Under Florida law, lobbying firms and contractors are required to file reports that detail compensation received for their lobbying work. The complaints stem from reporting by a watchdog website, the Florida Bulldog, which found that Hammer has not filed a compensation report since at least 2007. Hammer is a former NRA president who's credited with influencing many of the state's gun laws, including the controversial 2005 Stand Your Ground law.
As the nation observed the loss of 17 lives in the weeks following the February 2018 mass shooting at Marjory Stoneman Douglas High School in Parkland, Hammer, according to the complaints, got paid. She reportedly received $270,000 from the NRA last year for "consulting services and legislative lobbying in Florida." In 2017, she reportedly was paid an additional $134,000 "for legislative lobbyist services in Florida." Yet neither of those payments, described in internal documents obtained by the Bulldog, was disclosed in quarterly lobbyist compensation reports as required by the state Legislature.
The Bulldog found that Hammer also reportedly received $147,000 in 2014, $172,000 in 2015 and $206,000 in 2016 – a total of $929,000, none of which was ever reported according to state regulations, according to the report.
"It speaks to a lack of oversight where one of the largest organizations in the country, much less the state of Florida, is not being audited to the point where we don't know how much money is actually being involved in the legislative process," Eskamani, who filed her sworn complaint with the House Public Integrity and Ethics committee, told Orlando Weekly.
In a press release announcing the ethics complaint, Thurston, D-Fort Lauderdale, said the failure to comply year after year with the state's disclosure laws "calls into question what else might have been done to circumvent transparency in the legislative process."
In his complaint, filed with the Florida Senate and the state ethics commission, Thurston noted Hammer's influence in lobbying pro-gun reform legislation such as concealed-carry permits.
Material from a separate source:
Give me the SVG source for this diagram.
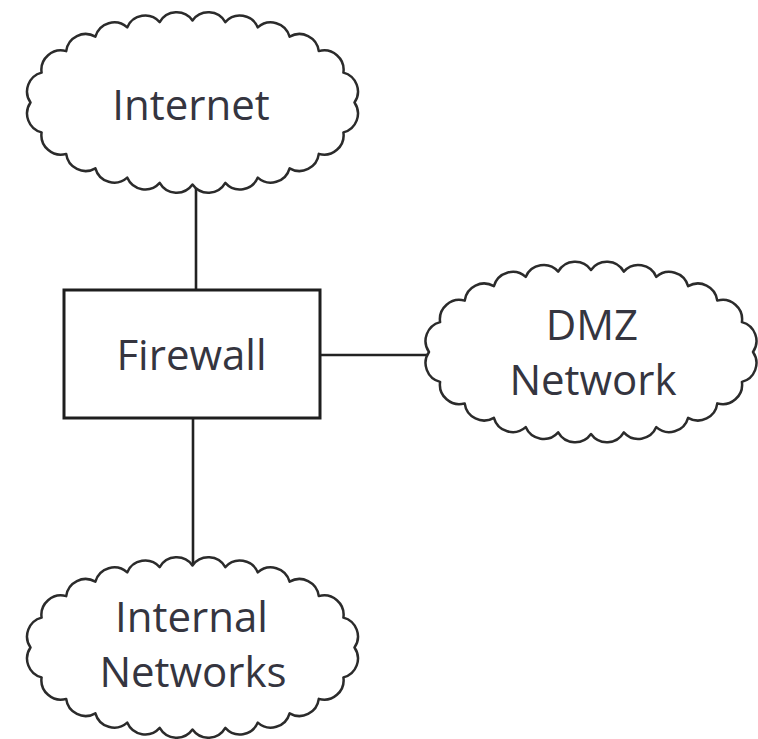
<svg xmlns="http://www.w3.org/2000/svg" xmlns:xlink="http://www.w3.org/1999/xlink" width="758" height="739" viewBox="0 0 758 739">
<style>
.cloud{fill:#ffffff;stroke:#2b2b2b;stroke-width:2.5;stroke-linejoin:round}
.box{fill:#ffffff;stroke:#1e1e1e;stroke-width:3}
.edge{stroke:#222222;stroke-width:2.6;fill:none}
.lbl{font-family:"Open Sans","Noto Sans","Liberation Sans",sans-serif;font-size:42px;fill:#35353f;text-anchor:middle}
</style>
<defs>
<path id="cloud" d="M162,0 A19.5,19.5 0 0 1 150.9,29.9 A19.5,19.5 0 0 1 126.3,51.4 A19.5,19.5 0 0 1 97.1,65.8 A19.5,19.5 0 0 1 65.3,75.1 A19.5,19.5 0 0 1 32.8,80.4 A19.5,19.5 0 0 1 0,82.1 A19.5,19.5 0 0 1 -32.8,80.4 A19.5,19.5 0 0 1 -65.3,75.1 A19.5,19.5 0 0 1 -97.1,65.8 A19.5,19.5 0 0 1 -126.3,51.4 A19.5,19.5 0 0 1 -150.9,29.9 A19.5,19.5 0 0 1 -162,0 A19.5,19.5 0 0 1 -150.9,-29.9 A19.5,19.5 0 0 1 -126.3,-51.4 A19.5,19.5 0 0 1 -97.1,-65.8 A19.5,19.5 0 0 1 -65.3,-75.1 A19.5,19.5 0 0 1 -32.8,-80.4 A19.5,19.5 0 0 1 0,-82.1 A19.5,19.5 0 0 1 32.8,-80.4 A19.5,19.5 0 0 1 65.3,-75.1 A19.5,19.5 0 0 1 97.1,-65.8 A19.5,19.5 0 0 1 126.3,-51.4 A19.5,19.5 0 0 1 150.9,-29.9 A19.5,19.5 0 0 1 162,0 Z"/>
</defs>
<rect width="758" height="739" fill="#ffffff"/>
<g id="connectors">
<line class="edge" x1="196" y1="180" x2="196" y2="290"/>
<line class="edge" x1="193" y1="418" x2="193" y2="570"/>
<line class="edge" x1="320" y1="355" x2="435" y2="355"/>
</g>
<g id="internet">
<use xlink:href="#cloud" href="#cloud" class="cloud" transform="translate(192.5,102.5)"/>
<text class="lbl" x="191" y="120">Internet</text>
</g>
<g id="firewall">
<rect class="box" x="64" y="290" width="256" height="128"/>
<text class="lbl" x="191.5" y="370">Firewall</text>
</g>
<g id="dmz">
<use xlink:href="#cloud" href="#cloud" class="cloud" transform="translate(591,352)"/>
<text class="lbl" x="592" y="340">DMZ</text>
<text class="lbl" x="593" y="395">Network</text>
</g>
<g id="internal">
<use xlink:href="#cloud" href="#cloud" class="cloud" transform="translate(192.5,647.5)"/>
<text class="lbl" x="191.5" y="632">Internal</text>
<text class="lbl" x="193" y="687">Networks</text>
</g>
</svg>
He also pointed to state law mandating that since Hammer is not an in-house, salaried lobbyist for the NRA, she is required to submit a compensation report for each calendar year she was registered as a lobbyist for the organization.
Hammer is listed in the IRS filings as a registered lobbyist for the Unified Sportsmen of Florida, where she also serves as executive director, and the NRA, where she serves as a board member and consultant. Consultants are not employees, per Florida law.
However, Hammer is a contract lobbyist who's paid fees for her services, and state law requires her to register and disclose. So far, it seems, she's failed to do so.
The NRA did not return Orlando Weekly's request for comment.
Last September the Tampa Bay Times published hundreds of Hammer's emails to and from members of the state's Department of Agriculture. From 2014 to 2017, the emails show, Hammer involved herself at nearly every step of the legislative process, and received prompt responses to her questions and instructions – often within minutes.
In 2013, the state settled a whistle-blower lawsuit filed by a Department of Agriculture employee who claimed that when she questioned handling of gun permit applications, she was told she "worked for the NRA." That was during the tenure of former Agriculture Commissioner Adam Putnam, who famously called himself a "proud NRA sellout."
Just after she was elected to the post, new Agriculture Commissioner Nikki Fried sent out a letter saying her administration would "not be run by unelected special interests," a thinly veiled reference to the NRA lobby. Hammer hammered back with a statement calling Fried an "anti-gun extremist who will eliminate our freedoms."
Eskamani says she suspects the lack of regulation of Hammer's activities is grounded in fear of retribution against those who speak out against the powerful lobbyist and/or the NRA. In regards to this lack of oversight, Eskamani says, "I can't think of a moment where we've held Marion Hammer accountable."